Production Notes: Made in Korea
Original 1995-1996 pairs were manufactured in South Korea. Collectors consider the leather panel quality and mesh density of Korea-production pairs superior to later China-produced retros. The Korea stamp on the tongue label is the shorthand identifier for the highest-tier vintage AM95 pairs.
This distinction matters less in mainstream resale but significantly affects prices for deadstock OGs. Original Neon pairs in Korea production command meaningful premiums. The AM95's leather-heavy, layered construction made the production shift more visible in the final product than it was for simpler silhouettes.
Timeline
- ▸1994 — Sergio Lozano develops the anatomy concept at Nike.
- ▸Spring 1995 — Air Max 95 releases in OG Neon. First Nike shoe with full-length visible Air in heel and forefoot. No Swoosh on the toe box.
- ▸1995-1996 — Japan market goes volatile. Secondary market hits 110,000 yen. Reports of robberies. "Yakuza shoe" label enters circulation.
- ▸1996-1998 — UK adoption deepens. £110 retail price coins "the 110s" permanently. Grime's founding generation adopts the shoe.
- ▸2004 — Atmos x AM95 "Animal Pack" releases in Tokyo. Cements Atmos as the leading Nike collab partner in Asia.
- ▸Mid-2000s — Fish Scale, Safari, and premium retros broaden collector appeal.
- ▸2010s — Skepta and D-Block Europe cement the UK grime association in the digital era.
- ▸2022 — Stussy x AM95 SP releases. AM95 re-enters premium collab territory.
- ▸2020s — "Greedy" colorway retros. AM95 re-enters mainstream hype rotation.
Content Angles
These are the angles that drive engagement on social, crafted for the snkrvalue.online content team:
- ▸No Swoosh. Still Nike. The AM95 OG carried no Swoosh on the toe box. In 1995, the Swoosh was Nike's most protected asset. Lozano's anatomy concept was strong enough that it didn't need the logo. That confidence is still visible in every pair.
- ▸The shoe that caused robberies. 110,000 yen on the secondary market. Reports of violence in the Japanese press. All for a pair of trainers. The story is not marketing — it happened.
- ▸"The 110s" — what a nickname tells you. UK grime didn't name the AM95 after its design or its designer. They named it after its price. That reveals everything about why the adoption was genuine.
- ▸The first full-length Air shoe. Every Air Max before 1995 showed Air in the heel only. The 95 added the forefoot. The technology already existed — it took the anatomy concept to give it a design reason to span the full midsole. Function followed form.
- ▸Skepta never signed a deal. The most consequential AM95 endorsement of the 2000s and 2010s came from an artist who wore the shoe because he liked it. In an industry of negotiated placements, that is genuinely rare.

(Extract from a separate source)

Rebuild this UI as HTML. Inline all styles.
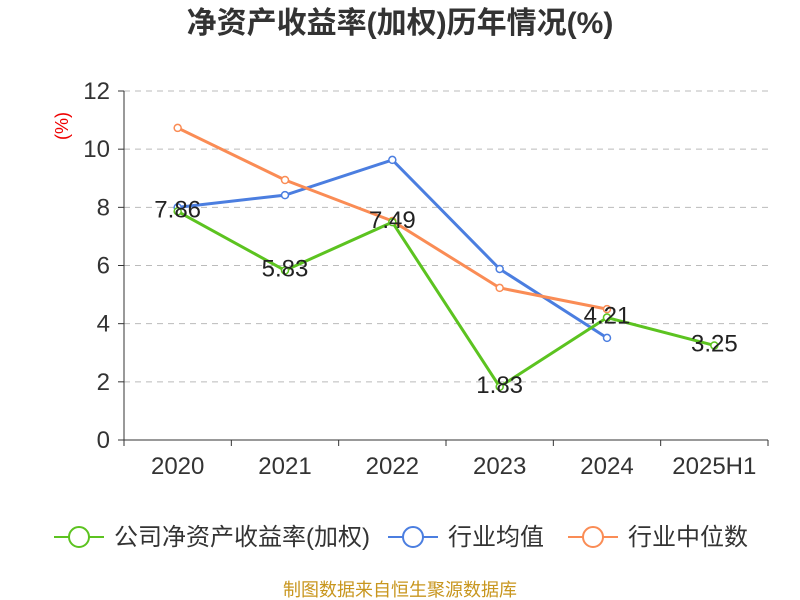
<!DOCTYPE html>
<html><head><meta charset="utf-8"><style>
body{margin:0;background:#fff;}
svg{display:block;font-family:"Liberation Sans","Noto Sans CJK SC",sans-serif;}
</style></head><body>
<svg id="c" width="800" height="600">
<text x="400" y="33" text-anchor="middle" font-size="30" font-weight="bold" fill="#333">净资产收益率(加权)历年情况(%)</text>
<text x="68" y="126" text-anchor="middle" font-size="18" fill="#e00" transform="rotate(-90 68 126)">(%)</text>
<g id="grid"></g><g id="axes"></g><g id="series"></g>
<g font-size="24" fill="#333">
<g><line x1="54" y1="537" x2="104" y2="537" stroke="#5cc320" stroke-width="2"/><circle cx="79" cy="537" r="10" fill="#fff" stroke="#5cc320" stroke-width="2"/><text x="114" y="545">公司净资产收益率(加权)</text></g>
<g><line x1="388" y1="537" x2="438" y2="537" stroke="#4b7ee0" stroke-width="2"/><circle cx="413" cy="537" r="10" fill="#fff" stroke="#4b7ee0" stroke-width="2"/><text x="448" y="545">行业均值</text></g>
<g><line x1="568" y1="537" x2="618" y2="537" stroke="#fa8c55" stroke-width="2"/><circle cx="593" cy="537" r="10" fill="#fff" stroke="#fa8c55" stroke-width="2"/><text x="628" y="545">行业中位数</text></g>
</g>
<text x="400" y="596" text-anchor="middle" font-size="18" fill="#c8961e">制图数据来自恒生聚源数据库</text>
</svg>
<script>
const categories=["2020","2021","2022","2023","2024","2025H1"];
const company=[7.86,5.83,7.49,1.83,4.21,3.25];
const industryAvg=[8.0,8.42,9.63,5.88,3.51];
const industryMedian=[10.73,8.94,7.53,5.23,4.5];
const yTicks=[0,2,4,6,8,10,12];
const NS="http://www.w3.org/2000/svg";
const x0=124,x1=768,y0=440,y1=91;
const bw=(x1-x0)/categories.length;
const X=i=>x0+bw*(i+0.5);
const Y=v=>y0-(v/12)*(y0-y1);
function mk(t,a,p){const e=document.createElementNS(NS,t);for(const k in a)e.setAttribute(k,a[k]);p.appendChild(e);return e;}
const grid=document.getElementById('grid'),axes=document.getElementById('axes'),ser=document.getElementById('series');
yTicks.forEach(v=>{
 if(v>0){const g=mk('line',{x1:x0,x2:x1,y1:Y(v),y2:Y(v),stroke:'#bbb','stroke-dasharray':'6,5'},grid);
 
 }
 mk('line',{x1:x0-6,x2:x0,y1:Y(v),y2:Y(v),stroke:'#333'},axes);
 const t=mk('text',{x:x0-14,y:Y(v)+8,'text-anchor':'end','font-size':24,fill:'#333'},axes);t.textContent=v;
 
 
});
const ya=mk('line',{x1:x0,x2:x0,y1:y1,y2:y0,stroke:'#333'},axes);


const xa=mk('line',{x1:x0,x2:x1,y1:y0,y2:y0,stroke:'#333'},axes);


for(let i=0;i<=categories.length;i++)mk('line',{x1:x0+bw*i,x2:x0+bw*i,y1:y0,y2:y0+6,stroke:'#333'},axes);
categories.forEach((c,i)=>{const t=mk('text',{x:X(i),y:474,'text-anchor':'middle','font-size':24,fill:'#333'},axes);t.textContent=c;
 
 });
function series(d,col,name,labels){
 const g=mk('g',{},ser);
 
 
 mk('polyline',{points:d.map((v,i)=>X(i)+','+Y(v)).join(' '),fill:'none',stroke:col,'stroke-width':3},g);
 d.forEach((v,i)=>{const c=mk('circle',{cx:X(i),cy:Y(v),r:3.5,fill:'#fff',stroke:col,'stroke-width':1.5},g);
  
  
  if(labels){const t=mk('text',{x:X(i),y:Y(v)+6,'text-anchor':'middle','font-size':24,fill:'#222'},g);t.textContent=v.toFixed(2);
   
   }
 });
}
series(company,'#5cc320','company-roe-line',true);
series(industryAvg,'#4b7ee0','industry-avg-line',false);
series(industryMedian,'#fa8c55','industry-median-line',false);
ser.appendChild(ser.firstChild);
</script>
</body></html>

- ▸The anatomy argument. Most people see an aggressive layered trainer. The shoe is a diagram of a human body. Once you understand the framework — muscle, spine, skin — every proportion becomes inevitable. That's the difference between great design and good design.
- ▸From Japan to Grime to Grids. Three completely separate cultural moments, three different markets, three different decades. Not marketing. A silhouette strong enough to keep finding new meanings.